Mourinho had flagged Bale’s progress behind the scenes in the build-up to Thursday’s dismal 1-0 Europa League defeat at Royal Antwerp. He was unable to lift Spurs out of their collective malaise in Belgium, lasting just 58 minutes before dropping to the bench here in one of nine changes to the starting lineup which also saw Dele Alli, Steven Bergwijn, Carlos Vinicius, Davinson Sanchez, and Serge Aurier left out of the matchday squad altogether.
On Sunday, though, the Welshman provided substance to back up Mourinho’s words. Playing off the right with Kane through the middle and Son Heung-min on the opposite flank also provided an exciting flash of the triumvirate that seemingly offers so much — with Bale’s ability to drift into central areas and cause problems like this a useful asset.
“For a week or so, I’m saying he’s improving,” said Mourinho. “And I told that is not just by watching him, but we have data that supports the training process. We knew. And the good thing is also Gareth knows. We share ideas and we share feelings.
“He doesn’t have 90 minutes of a Premier League match in his legs yet, so we are using the Europa League to complement his training process. We are using some matches in the Premier League when we decide to play him, and, of course, the normal tendency for him will be to be better and better and better.”
This wasn’t quite the overall reaction Mourinho had demanded given Brighton were the better side for long periods of this encounter, but Bale’s dramatic intervention takes Spurs up to second in the formative table and match-winning moments like this will only engender greater belief that a top-four place should be the minimum of the club’s aspirations this season.
They will surely have to improve overall, however, given they benefitted from a series of mystifying VAR calls to establish a first-half lead. Kane looked at Adam Lallana at least twice while the ball looped away from the Brighton penalty area before backing into his former England teammate, creating contact which referee Graham Scott deemed worthy of a Spurs free kick.
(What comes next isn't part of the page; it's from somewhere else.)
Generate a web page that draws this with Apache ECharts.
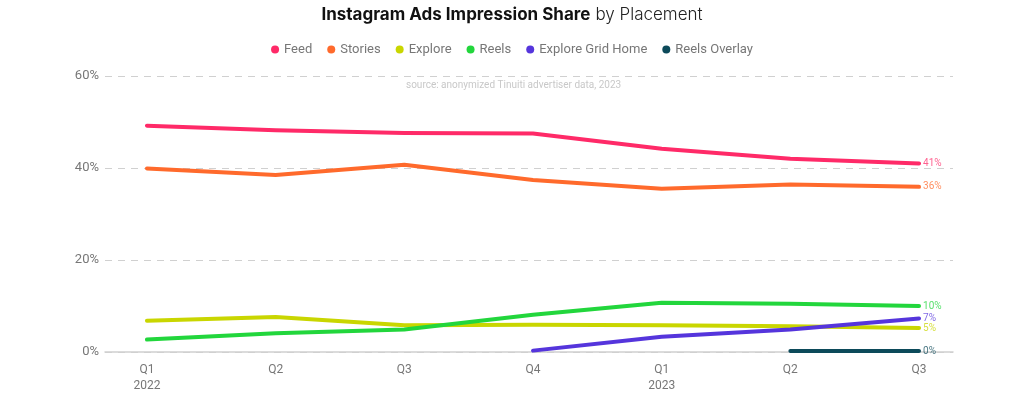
<!DOCTYPE html>
<html>
<head>
<meta charset="utf-8">
<script src="https://cdn.jsdelivr.net/npm/echarts@6/dist/echarts.min.js"></script>
<style>
html,body{margin:0;padding:0;background:#fff;}
#chart{width:1024px;height:396px;}
</style>
</head>
<body>
<div id="chart"></div>
<script>
const categories = ['Q1\n2022','Q2','Q3','Q4','Q1\n2023','Q2','Q3'];
const feed = [49.2, 48.2, 47.6, 47.5, 44.2, 42.0, 41.0];
const stories = [39.9, 38.5, 40.7, 37.4, 35.5, 36.4, 35.9];
const explore = [6.8, 7.6, 5.8, 5.9, 5.8, 5.6, 5.2];
const reels = [2.7, 4.1, 4.9, 8.1, 10.7, 10.5, 10.0];
const exploreGridHome = [null, null, null, 0.3, 3.3, 4.9, 7.3];
const reelsOverlay = [null, null, null, null, null, 0.2, 0.2];
const yTicks = [0, 20, 40, 60];

const seriesDefs = [
  {name:'Feed', data:feed, color:'#ff2a68'},
  {name:'Stories', data:stories, color:'#ff6a2c'},
  {name:'Explore', data:explore, color:'#c9d600'},
  {name:'Reels', data:reels, color:'#22d63c'},
  {name:'Explore Grid Home', data:exploreGridHome, color:'#5535dc'},
  {name:'Reels Overlay', data:reelsOverlay, color:'#0c4a5a'}
];

const FONT = 'Roboto';
const chart = echarts.init(document.getElementById('chart'), null, {renderer:'canvas'});
chart.setOption({
  backgroundColor:'#fff',
  animation:false,
  title:{
    left:'center', top:1,
    text:'{b|Instagram Ads Impression Share} {n|by Placement}',
    textStyle:{
      rich:{
        b:{fontFamily:'Inter', fontWeight:700, fontSize:17, color:'#111'},
        n:{fontFamily:'Inter', fontWeight:300, fontSize:17, color:'#222'}
      }
    }
  },
  legend:{
    top:38, left:'center',
    icon:'circle', itemWidth:8, itemHeight:8, itemGap:15,
    textStyle:{fontFamily:FONT, fontSize:13, color:'#777'},
    data:seriesDefs.map(s=>s.name)
  },
  graphic:[{
    type:'text', left:406, top:80,
    style:{text:'source: anonymized Tinuiti advertiser data, 2023', fontFamily:FONT, fontSize:10, fill:'#c8c8c8'}
  }],
  grid:{left:105, right:71, top:76, bottom:44, containLabel:false},
  xAxis:{
    type:'value', min:-0.326, max:6.264,
    splitLine:{show:false},
    axisTick:{show:false},
    axisLine:{show:true, lineStyle:{color:'#d0d0d0', width:1.5}},
    axisLabel:{
      showMinLabel:false, showMaxLabel:false,
      fontFamily:FONT, fontSize:12, color:'#777', margin:10, lineHeight:16,
      formatter:function(v){ return Number.isInteger(v) && categories[v] !== undefined ? categories[v] : ''; }
    }
  },
  yAxis:{
    type:'value', min:yTicks[0], max:yTicks[yTicks.length-1], interval:20,
    axisLine:{show:false}, axisTick:{show:false},
    splitLine:{show:true, lineStyle:{color:'#d0d0d0', type:[7,6], width:1}},
    axisLabel:{fontFamily:FONT, fontSize:13, color:'#777', margin:6, formatter:'{value}%'}
  },
  series: seriesDefs.map(s=>({
    name:s.name, type:'line',
    data:s.data.map((v,i)=>[i,v]).filter(p=>p[1]!==null),
    showSymbol:false, symbol:'circle',
    lineStyle:{width:4, color:s.color, cap:'round', join:'round'},
    itemStyle:{color:s.color},
    emphasis:{disabled:true},
    z: 2,
    endLabel:{
      show:true, fontFamily:FONT, fontSize:10, color:s.color, opacity:0.75, distance:4,
      formatter:function(p){ return Math.round(p.value[1]) + '%'; }
    }
  }))
});
</script>
</body>
</html>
VAR official Jon Moss then checked whether Kane was in fact in the box and told Scott to revise his decision to a penalty, which Kane, typically, converted impressively for his 11th goal of the season over all competitions and 199th with the club.
Brighton spent the rest of the opening 45 minutes combining persistent complaining to the officials with a gradual assertion of control on the game. If Kane was fouled, then so was Leandro Trossard when Matt Doherty pulled him back in the box as he tried to meet a 23rd-minute cross from the right. This time, much to Brighton’s frustration, VAR did not reverse the call on the field and award a penalty.
The visitors were, however, the recipients of the most baffling call of the night when Solly March appeared to foul Pierre-Emile Hojbjerg to win back possession in the lead up to Tariq Lamptey’s excellent equaliser, but after reviewing the incident pitchside, Scott stuck with his original view to award the goal.
“There are decisions that I think they should explain and not leave us in front of you [the media] and us explaining things that many, many times we don’t find an explanation to it,” Mourinho said. “I prefer not to speak about it. I see Scott as a good referee. He had the opportunity to go to the screen and watch the same thing that we watched on the bench on our iPad. He should explain, but I know that is not going to happen. Let’s move on and speak about a very difficult match that we won.”
Nevertheless, Spurs were still a little fortunate to end on the winning side as they struggled for much attacking fluency, with Brighton working effectively to prevent the slick moves through midfield which have epitomised Tottenham’s best displays in the opening weeks of the campaign.
Yet tonight Spurs are second in the table, and Bale is the headline act. Just as Mourinho said he would be.